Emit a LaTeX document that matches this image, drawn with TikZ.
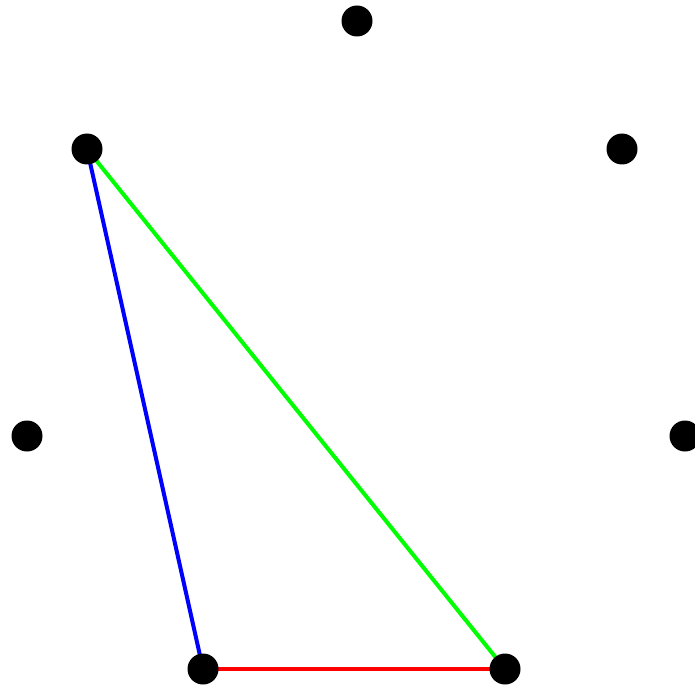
\documentclass[tikz,border=0pt]{standalone}
\begin{document}
\begin{tikzpicture}[x=1pt,y=-1pt,
  dot/.style={circle,fill=black,minimum size=31pt,inner sep=0pt},
  edge/.style={line width=4pt}]
\useasboundingbox (0,0) rectangle (695,687);
\coordinate (p0) at (357,21);
\coordinate (p1) at (622,149);
\coordinate (p2) at (685,436);
\coordinate (p3) at (505,669);
\coordinate (p4) at (203,669);
\coordinate (p5) at (27,436);
\coordinate (p6) at (87,149);
\draw[edge,blue] (p6) -- (p4);
\draw[edge,green] (p6) -- (p3);
\draw[edge,red] (p4) -- (p3);
\foreach \i in {0,...,6} \node[dot] (d\i) at (p\i) {};
\end{tikzpicture}
\end{document}
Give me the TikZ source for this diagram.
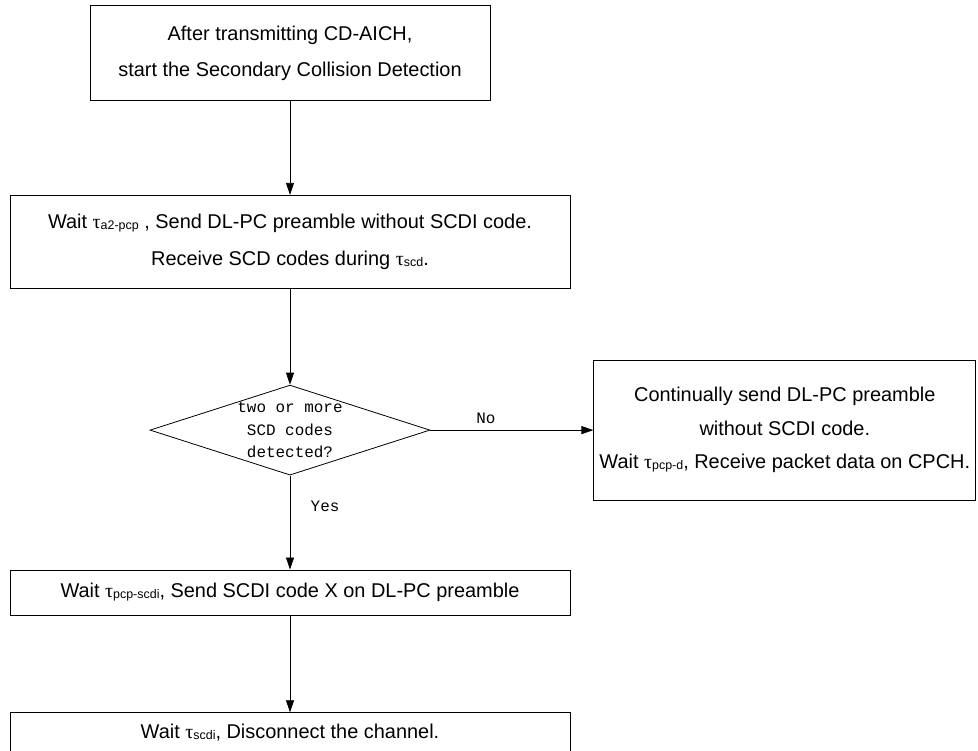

▸ **TASK DESCRIPTION**
Copy every entry word for word, but omit the pictures.

▸ **RESULT**
Emit a LaTeX document that matches this image, drawn with TikZ.
\documentclass[tikz,border=0pt]{standalone}
\begin{document}
\begin{tikzpicture}[x=1pt,y=-1pt,
  dot/.style={circle,fill=black,minimum size=31pt,inner sep=0pt},
  edge/.style={line width=4pt}]
\useasboundingbox (0,0) rectangle (695,687);
\coordinate (p0) at (357,21);
\coordinate (p1) at (622,149);
\coordinate (p2) at (685,436);
\coordinate (p3) at (505,669);
\coordinate (p4) at (203,669);
\coordinate (p5) at (27,436);
\coordinate (p6) at (87,149);
\draw[edge,blue] (p6) -- (p4);
\draw[edge,green] (p6) -- (p3);
\draw[edge,red] (p4) -- (p3);
\foreach \i in {0,...,6} \node[dot] (d\i) at (p\i) {};
\end{tikzpicture}
\end{document}
Give me the TikZ source for this diagram.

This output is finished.